Security & Privacy in Machine Learning & Deep Learning

Machine learning and deep learning models have the potential to inadvertently expose sensitive information present in the data used for their training. I am currently involved in research aimed to develop new algorithms designed to enhance data and model security by applying diverse security technologies into AI models. In particular, my present research is centered on two key technologies:

• Homomorphic encryption, which safeguards data privacy during the training process through encryption.

• Differential privacy, which adds randomness to algorithms, ensuring the protection of data and models during inference.

It is widely known that security technologies can substantially reduce the efficiency and effectiveness of algorithms for various reasons. Therefore, it is necessary to develop new algorithms that are both secure and effective, which constitutes the primary focus of my research. Future research will focus on developing an integrated AI security system that leverages various privacy-enhancing technologies, including multi-party computation and federated learning.

Fairness in Machine Learning & Deep Learning

It has been revealed that machine learning models can produce discriminatory outcomes for different demographic groups, including those defined by race, gender, and age.

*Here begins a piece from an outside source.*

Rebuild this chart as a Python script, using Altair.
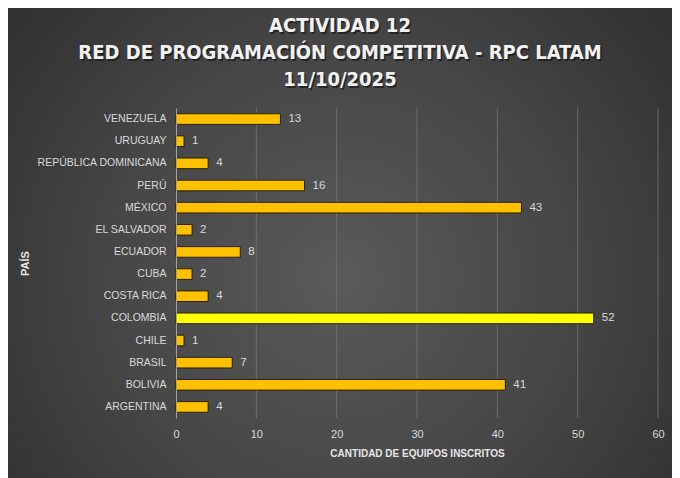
import altair as alt
import pandas as pd

paises = [
    "VENEZUELA", "URUGUAY", "REPÚBLICA DOMINICANA", "PERÚ", "MÉXICO",
    "EL SALVADOR", "ECUADOR", "CUBA", "COSTA RICA", "COLOMBIA",
    "CHILE", "BRASIL", "BOLIVIA", "ARGENTINA",
]
equipos = [13, 1, 4, 16, 43, 2, 8, 2, 4, 52, 1, 7, 41, 4]
destacado = "COLOMBIA"
ticks_x = [0, 10, 20, 30, 40, 50, 60]
titulo = ["ACTIVIDAD 12", "RED DE PROGRAMACIÓN COMPETITIVA - RPC LATAM", "11/10/2025"]

W, H = 482, 310
PAD = {"left": 168, "top": 100, "right": 14, "bottom": 60}
FONT = "Liberation Sans"

df = pd.DataFrame({"pais": paises, "equipos": equipos})
df["grupo"] = ["max" if p == destacado else "resto" for p in paises]

# fondo con degradado radial que cubre todo el lienzo
fondo = alt.Chart(pd.DataFrame({"a": [0]})).mark_rect(
    clip=False,
    color=alt.Gradient(
        gradient="radial",
        stops=[
            alt.GradientStop(color="#5a5a5a", offset=0),
            alt.GradientStop(color="#464646", offset=0.45),
            alt.GradientStop(color="#262626", offset=1),
        ],
        x1=0.5, y1=0.55, r1=0, x2=0.5, y2=0.55, r2=0.75,
    ),
).encode(
    x=alt.value(-PAD["left"] - 10),
    x2=alt.value(W + PAD["right"] + 10),
    y=alt.value(-PAD["top"] - 10),
    y2=alt.value(H + PAD["bottom"] + 10),
)

rejilla = alt.Chart(pd.DataFrame({"t": ticks_x[1:]})).mark_rule(
    color="#7a7a7a", strokeWidth=1, opacity=0.7
).encode(x=alt.X("t:Q", scale=alt.Scale(domain=[0, 60], nice=False)))

y_enc = alt.Y(
    "pais:N", sort=paises, title="PAÍS",
    scale=alt.Scale(paddingInner=0.52, paddingOuter=0.26),
    axis=alt.Axis(
        labelColor="#d9d9d9", labelFont=FONT, labelFontSize=10.5,
        labelPadding=10, ticks=False, domainColor="#a0a0a0", domainWidth=1,
        titleColor="#e6e6e6", titleFont=FONT, titleFontSize=11,
        titleFontWeight="bold", titleX=-146, titleAlign="center",
        grid=False, zindex=1,
    ),
)
x_enc = alt.X(
    "equipos:Q", title="CANTIDAD DE EQUIPOS INSCRITOS",
    scale=alt.Scale(domain=[0, 60], nice=False),
    axis=alt.Axis(
        values=ticks_x, labelColor="#d9d9d9", labelFont=FONT, labelFontSize=11,
        labelPadding=10, labelFlush=False, ticks=False, domain=False,
        grid=False, zindex=1, titleColor="#e6e6e6", titleFont=FONT,
        titleFontSize=10, titleFontWeight="bold", titlePadding=9,
    ),
)

barras = alt.Chart(df).mark_bar(stroke="#2a2200", strokeWidth=1).encode(
    x=x_enc,
    y=y_enc,
    color=alt.Color(
        "grupo:N", legend=None,
        scale=alt.Scale(domain=["max", "resto"], range=["#ffff00", "#ffc000"]),
    ),
)

etiquetas = alt.Chart(df).mark_text(
    align="left", baseline="middle", dx=8, color="#d9d9d9",
    font=FONT, fontSize=11.5,
).encode(x="equipos:Q", y=alt.Y("pais:N", sort=paises), text="equipos:Q")

estilo_titulo = dict(
    text=titulo, align="center", baseline="top", font="DejaVu Sans Condensed",
    fontSize=20, fontWeight="bold", lineHeight=27,
)
sombra = alt.Chart(pd.DataFrame({"a": [0]})).mark_text(
    color="#111111", opacity=0.6, **estilo_titulo
).encode(x=alt.value(165.5), y=alt.value(-90.5))
encabezado = alt.Chart(pd.DataFrame({"a": [0]})).mark_text(
    color="#f2f2f2", **estilo_titulo
).encode(x=alt.value(164), y=alt.value(-92))

chart = (fondo + rejilla + barras + etiquetas + sombra + encabezado).properties(
    width=W,
    height=H,
    padding=PAD,
    autosize=alt.AutoSizeParams(type="none"),
).configure_view(stroke=None).configure(background="#262626")

chart.save("out.html", embed_options={"renderer": "svg", "actions": False})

One primary factor contributing to these results is the historical biases ingrained in the training data. For example, if the data indicates a historical trend of a particular gender being more frequently hired for a specific job, a model trained on this data is more likely to hire that gender under the same conditions. Fair machine learning aligns with global objectives such as the UN's Sustainable Development Goals, and aims to develop new algorithms mitigating such discrimination.

In general, adding fairness to an algorithm comes at the cost of decreased utility. Therefore, improving the trade-off between utility and fairness is a key focus of research. I am particularly interested in understanding the relationship between generalization error and fairness constraints through statistical complexity analysis methodologies. Models that simultaneously address security, privacy, and fairness represent an intriguing and emerging research area for ensuring the ethical use of AI. 

Industrial Applications

As represented by the GDPR in Europe and the revised Data 3 Act in Korea, nations around the world are strengthening legal restrictions on the use of personal data. As all industries become hyper-personalized, it is clear that the importance of data protection is only going to grow. In the training and use of AI models, while performance has been of the paramount value so far, in the future, how well they can address ethical issues will be an even greater concern.

I am currently conducting research to protect customer information within the financial sector, especially in the robo-advisor, which is a core component of fintech. Thus far, I have developed safe portfolio optimization methods using homomorphic encryption. Future research will focus on developing a safe transaction method using blockchain technology to construct a more robust and practical system.

In addition, I aim to develop integrated AI security systems customized to protect personal or corporate data across various industries, including manufacturing and healthcare. In particular, the healthcare industry is expected to have a very high demand for security technologies due to its utilization of highly sensitive health information.